(Charts and diagrams as code)
——

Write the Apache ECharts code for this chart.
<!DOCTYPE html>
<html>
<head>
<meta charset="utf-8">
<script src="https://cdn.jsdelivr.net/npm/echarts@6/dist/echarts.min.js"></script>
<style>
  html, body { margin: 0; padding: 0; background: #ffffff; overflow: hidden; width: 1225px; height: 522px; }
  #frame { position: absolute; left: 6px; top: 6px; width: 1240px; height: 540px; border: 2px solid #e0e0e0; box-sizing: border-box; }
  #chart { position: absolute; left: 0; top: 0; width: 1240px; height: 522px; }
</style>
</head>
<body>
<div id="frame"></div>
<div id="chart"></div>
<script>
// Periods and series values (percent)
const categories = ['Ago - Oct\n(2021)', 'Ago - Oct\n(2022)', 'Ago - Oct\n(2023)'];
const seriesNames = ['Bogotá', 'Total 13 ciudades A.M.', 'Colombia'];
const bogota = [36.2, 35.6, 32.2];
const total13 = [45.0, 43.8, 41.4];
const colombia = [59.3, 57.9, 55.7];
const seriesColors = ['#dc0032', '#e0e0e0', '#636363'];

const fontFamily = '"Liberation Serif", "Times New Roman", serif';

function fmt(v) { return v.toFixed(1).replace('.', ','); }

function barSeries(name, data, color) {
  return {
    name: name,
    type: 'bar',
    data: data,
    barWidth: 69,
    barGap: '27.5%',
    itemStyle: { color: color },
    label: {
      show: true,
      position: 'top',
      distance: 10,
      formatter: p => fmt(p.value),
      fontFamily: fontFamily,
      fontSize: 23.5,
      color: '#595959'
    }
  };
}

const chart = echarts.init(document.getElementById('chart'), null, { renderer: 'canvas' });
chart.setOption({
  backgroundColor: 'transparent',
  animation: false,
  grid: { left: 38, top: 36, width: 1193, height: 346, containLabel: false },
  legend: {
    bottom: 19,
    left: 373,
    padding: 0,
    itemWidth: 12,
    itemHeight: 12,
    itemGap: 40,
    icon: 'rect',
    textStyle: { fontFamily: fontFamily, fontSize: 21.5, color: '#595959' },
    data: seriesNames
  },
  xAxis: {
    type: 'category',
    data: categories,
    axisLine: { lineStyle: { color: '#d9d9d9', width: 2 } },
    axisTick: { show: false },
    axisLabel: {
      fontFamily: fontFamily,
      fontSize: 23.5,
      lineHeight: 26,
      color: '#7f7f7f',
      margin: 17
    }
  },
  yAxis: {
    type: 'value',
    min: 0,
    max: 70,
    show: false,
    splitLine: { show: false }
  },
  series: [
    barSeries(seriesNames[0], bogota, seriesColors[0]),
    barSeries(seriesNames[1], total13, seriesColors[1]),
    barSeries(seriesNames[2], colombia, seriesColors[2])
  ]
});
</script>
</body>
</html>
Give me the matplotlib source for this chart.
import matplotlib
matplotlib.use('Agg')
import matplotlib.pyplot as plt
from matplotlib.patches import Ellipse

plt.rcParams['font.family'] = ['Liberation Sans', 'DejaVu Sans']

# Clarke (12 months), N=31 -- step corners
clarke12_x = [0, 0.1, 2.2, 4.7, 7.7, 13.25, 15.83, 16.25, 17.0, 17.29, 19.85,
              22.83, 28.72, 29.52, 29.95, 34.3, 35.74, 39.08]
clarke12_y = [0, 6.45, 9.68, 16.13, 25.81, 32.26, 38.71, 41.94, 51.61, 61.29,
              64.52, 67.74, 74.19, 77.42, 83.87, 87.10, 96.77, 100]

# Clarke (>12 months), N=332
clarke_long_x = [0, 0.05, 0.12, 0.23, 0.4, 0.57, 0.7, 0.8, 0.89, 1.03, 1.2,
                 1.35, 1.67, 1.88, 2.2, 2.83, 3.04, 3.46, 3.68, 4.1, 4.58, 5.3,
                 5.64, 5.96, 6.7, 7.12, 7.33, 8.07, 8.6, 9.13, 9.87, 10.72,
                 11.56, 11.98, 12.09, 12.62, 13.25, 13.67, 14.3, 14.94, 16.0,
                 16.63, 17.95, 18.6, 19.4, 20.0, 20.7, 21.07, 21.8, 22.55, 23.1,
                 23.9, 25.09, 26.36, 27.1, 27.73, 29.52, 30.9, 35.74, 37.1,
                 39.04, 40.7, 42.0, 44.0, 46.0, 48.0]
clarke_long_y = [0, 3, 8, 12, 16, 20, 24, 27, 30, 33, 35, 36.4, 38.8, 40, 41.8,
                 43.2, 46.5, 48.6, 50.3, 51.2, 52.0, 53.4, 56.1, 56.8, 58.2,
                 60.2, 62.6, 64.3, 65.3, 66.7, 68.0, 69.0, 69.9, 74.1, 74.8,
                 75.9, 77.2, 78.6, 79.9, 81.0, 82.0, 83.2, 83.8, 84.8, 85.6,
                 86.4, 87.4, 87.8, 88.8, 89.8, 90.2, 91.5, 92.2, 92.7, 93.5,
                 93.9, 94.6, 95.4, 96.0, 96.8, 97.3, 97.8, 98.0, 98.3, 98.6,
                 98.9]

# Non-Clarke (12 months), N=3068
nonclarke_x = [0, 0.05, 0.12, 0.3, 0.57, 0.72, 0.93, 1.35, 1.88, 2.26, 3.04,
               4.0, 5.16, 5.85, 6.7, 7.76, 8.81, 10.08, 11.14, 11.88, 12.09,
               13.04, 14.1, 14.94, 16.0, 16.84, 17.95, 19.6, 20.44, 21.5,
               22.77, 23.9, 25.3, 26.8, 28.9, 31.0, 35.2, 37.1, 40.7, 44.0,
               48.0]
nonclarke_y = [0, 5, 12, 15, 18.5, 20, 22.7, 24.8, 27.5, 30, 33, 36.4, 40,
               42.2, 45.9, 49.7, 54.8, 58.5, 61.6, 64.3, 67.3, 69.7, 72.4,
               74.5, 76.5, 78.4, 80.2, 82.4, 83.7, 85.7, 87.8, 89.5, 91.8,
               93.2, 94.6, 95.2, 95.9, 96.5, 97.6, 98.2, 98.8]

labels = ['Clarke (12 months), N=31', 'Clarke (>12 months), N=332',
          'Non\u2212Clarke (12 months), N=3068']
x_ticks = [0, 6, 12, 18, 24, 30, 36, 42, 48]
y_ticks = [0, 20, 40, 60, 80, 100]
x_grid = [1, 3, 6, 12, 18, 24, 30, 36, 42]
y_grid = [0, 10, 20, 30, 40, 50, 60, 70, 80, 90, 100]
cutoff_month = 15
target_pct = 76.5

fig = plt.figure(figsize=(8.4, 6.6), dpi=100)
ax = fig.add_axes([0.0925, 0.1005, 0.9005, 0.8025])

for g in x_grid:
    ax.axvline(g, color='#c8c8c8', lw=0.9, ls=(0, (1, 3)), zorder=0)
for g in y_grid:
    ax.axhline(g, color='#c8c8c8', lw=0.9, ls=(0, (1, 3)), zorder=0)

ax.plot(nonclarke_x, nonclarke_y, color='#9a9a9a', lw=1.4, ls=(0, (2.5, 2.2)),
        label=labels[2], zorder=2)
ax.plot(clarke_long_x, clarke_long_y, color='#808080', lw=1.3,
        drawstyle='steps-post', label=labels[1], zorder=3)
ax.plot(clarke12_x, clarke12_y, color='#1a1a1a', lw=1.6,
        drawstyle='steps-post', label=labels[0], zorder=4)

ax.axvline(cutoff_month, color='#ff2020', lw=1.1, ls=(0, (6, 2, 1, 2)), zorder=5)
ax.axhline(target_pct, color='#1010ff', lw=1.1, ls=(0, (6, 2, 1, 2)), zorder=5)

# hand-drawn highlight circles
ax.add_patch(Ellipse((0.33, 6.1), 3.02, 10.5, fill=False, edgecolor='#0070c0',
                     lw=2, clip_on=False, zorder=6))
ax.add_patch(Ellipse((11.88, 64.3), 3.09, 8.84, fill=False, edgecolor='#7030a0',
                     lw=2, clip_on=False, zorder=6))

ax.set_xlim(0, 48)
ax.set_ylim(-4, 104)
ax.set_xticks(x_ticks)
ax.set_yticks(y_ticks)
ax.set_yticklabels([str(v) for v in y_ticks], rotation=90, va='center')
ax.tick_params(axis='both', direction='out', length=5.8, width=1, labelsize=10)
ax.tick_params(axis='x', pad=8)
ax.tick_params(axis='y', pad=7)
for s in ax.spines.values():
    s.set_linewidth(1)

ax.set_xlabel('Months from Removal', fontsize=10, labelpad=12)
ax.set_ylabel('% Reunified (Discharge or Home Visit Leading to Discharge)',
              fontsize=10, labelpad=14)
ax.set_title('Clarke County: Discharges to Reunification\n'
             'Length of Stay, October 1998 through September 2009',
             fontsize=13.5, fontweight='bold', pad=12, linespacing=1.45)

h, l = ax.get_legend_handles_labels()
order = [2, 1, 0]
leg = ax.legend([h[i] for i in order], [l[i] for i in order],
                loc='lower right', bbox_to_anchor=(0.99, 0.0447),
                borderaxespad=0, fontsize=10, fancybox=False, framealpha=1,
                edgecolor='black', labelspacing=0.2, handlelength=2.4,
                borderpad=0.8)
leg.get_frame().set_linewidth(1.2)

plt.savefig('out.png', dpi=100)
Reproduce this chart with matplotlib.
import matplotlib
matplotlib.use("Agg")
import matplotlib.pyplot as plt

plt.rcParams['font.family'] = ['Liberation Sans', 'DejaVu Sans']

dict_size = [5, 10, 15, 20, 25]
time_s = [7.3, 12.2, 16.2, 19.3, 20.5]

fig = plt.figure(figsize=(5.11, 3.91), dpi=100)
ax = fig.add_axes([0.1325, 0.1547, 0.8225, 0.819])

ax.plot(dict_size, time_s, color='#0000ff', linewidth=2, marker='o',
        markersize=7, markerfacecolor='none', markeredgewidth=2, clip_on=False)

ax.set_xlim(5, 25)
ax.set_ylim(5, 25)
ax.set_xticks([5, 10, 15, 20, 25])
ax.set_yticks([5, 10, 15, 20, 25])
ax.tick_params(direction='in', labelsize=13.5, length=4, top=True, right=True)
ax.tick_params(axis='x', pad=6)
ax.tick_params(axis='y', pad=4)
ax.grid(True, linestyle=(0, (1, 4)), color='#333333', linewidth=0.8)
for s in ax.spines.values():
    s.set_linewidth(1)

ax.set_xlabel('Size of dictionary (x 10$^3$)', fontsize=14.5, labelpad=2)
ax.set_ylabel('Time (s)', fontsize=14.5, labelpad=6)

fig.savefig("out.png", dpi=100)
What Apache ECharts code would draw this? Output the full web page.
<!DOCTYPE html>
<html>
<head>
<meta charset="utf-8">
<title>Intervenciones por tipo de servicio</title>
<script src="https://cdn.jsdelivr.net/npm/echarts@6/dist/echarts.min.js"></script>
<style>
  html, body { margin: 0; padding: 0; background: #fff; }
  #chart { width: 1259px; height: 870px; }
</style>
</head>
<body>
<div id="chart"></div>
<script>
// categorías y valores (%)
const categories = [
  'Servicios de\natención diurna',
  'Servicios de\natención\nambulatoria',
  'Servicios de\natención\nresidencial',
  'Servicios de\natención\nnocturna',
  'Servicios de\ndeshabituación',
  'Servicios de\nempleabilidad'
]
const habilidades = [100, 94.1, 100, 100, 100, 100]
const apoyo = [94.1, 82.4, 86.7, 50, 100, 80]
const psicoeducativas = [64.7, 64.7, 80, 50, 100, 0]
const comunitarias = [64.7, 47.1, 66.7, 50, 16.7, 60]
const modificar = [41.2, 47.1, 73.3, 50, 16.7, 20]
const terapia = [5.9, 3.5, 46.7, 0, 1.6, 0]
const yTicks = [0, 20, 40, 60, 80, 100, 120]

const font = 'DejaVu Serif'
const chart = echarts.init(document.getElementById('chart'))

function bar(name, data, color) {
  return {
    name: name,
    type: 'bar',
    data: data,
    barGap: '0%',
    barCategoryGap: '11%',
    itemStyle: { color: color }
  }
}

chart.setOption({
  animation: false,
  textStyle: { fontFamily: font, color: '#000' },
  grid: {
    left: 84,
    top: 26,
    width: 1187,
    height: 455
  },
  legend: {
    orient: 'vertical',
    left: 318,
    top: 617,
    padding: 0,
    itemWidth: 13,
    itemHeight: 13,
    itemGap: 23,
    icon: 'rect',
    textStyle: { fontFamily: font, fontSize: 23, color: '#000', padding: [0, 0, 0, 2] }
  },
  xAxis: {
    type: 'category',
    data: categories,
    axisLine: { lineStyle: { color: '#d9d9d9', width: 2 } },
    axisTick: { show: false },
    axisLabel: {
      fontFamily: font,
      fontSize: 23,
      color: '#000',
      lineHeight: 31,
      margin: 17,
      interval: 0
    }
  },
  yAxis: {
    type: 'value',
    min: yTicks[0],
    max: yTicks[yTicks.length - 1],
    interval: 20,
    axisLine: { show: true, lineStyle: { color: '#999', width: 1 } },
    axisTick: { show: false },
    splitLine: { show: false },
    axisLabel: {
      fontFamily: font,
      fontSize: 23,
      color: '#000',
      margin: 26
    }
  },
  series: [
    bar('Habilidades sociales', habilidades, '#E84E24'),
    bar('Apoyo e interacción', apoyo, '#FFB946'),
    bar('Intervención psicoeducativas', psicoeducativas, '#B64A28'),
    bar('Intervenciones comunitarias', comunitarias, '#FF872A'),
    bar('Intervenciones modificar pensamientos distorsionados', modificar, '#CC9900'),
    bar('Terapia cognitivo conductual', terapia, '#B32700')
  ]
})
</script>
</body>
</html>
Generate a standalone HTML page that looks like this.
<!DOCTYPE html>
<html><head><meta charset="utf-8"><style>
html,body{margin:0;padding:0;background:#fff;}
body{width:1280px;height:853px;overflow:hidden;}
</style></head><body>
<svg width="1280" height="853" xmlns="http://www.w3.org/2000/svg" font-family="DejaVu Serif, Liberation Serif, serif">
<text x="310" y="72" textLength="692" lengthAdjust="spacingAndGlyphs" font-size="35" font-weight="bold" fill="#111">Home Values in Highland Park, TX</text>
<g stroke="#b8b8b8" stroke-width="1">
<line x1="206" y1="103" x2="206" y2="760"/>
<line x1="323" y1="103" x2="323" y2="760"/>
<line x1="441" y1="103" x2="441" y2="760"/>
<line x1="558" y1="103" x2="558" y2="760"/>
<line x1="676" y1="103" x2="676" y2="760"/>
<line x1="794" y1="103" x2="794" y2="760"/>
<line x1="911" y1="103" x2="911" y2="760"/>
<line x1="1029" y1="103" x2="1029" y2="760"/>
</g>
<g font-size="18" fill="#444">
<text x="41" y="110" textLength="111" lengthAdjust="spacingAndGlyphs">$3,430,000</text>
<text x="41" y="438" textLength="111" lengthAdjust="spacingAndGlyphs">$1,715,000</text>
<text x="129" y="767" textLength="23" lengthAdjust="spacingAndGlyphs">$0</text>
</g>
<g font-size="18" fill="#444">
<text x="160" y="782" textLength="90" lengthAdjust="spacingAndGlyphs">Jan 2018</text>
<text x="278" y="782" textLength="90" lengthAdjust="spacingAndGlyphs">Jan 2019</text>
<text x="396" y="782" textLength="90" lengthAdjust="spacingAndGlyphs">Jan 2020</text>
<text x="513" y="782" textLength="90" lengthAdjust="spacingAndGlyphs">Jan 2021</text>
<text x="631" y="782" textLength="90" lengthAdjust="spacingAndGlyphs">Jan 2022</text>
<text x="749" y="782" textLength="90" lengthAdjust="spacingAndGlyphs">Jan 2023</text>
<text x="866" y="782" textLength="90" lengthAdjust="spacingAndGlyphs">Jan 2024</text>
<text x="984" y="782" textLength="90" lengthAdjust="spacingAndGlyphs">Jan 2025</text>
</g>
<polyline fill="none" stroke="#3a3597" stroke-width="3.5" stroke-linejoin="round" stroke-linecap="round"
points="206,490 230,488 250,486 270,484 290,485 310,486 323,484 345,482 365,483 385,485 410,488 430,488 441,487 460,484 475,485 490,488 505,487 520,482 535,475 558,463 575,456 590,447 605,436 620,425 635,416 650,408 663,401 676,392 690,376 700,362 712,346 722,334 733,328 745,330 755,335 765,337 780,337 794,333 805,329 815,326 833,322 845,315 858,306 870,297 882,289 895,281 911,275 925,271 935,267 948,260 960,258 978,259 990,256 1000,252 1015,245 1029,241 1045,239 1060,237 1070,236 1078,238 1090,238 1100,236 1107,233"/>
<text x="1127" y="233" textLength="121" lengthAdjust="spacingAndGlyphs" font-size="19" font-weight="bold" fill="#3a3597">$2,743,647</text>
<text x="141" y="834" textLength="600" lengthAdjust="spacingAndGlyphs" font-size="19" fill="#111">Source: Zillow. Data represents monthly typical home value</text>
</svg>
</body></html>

——

GIVEN PROBLEM:
Show every line in the records above that contains the word "page".

TASK RESULT:
What Apache ECharts code would draw this? Output the full web page.
Generate a standalone HTML page that looks like this.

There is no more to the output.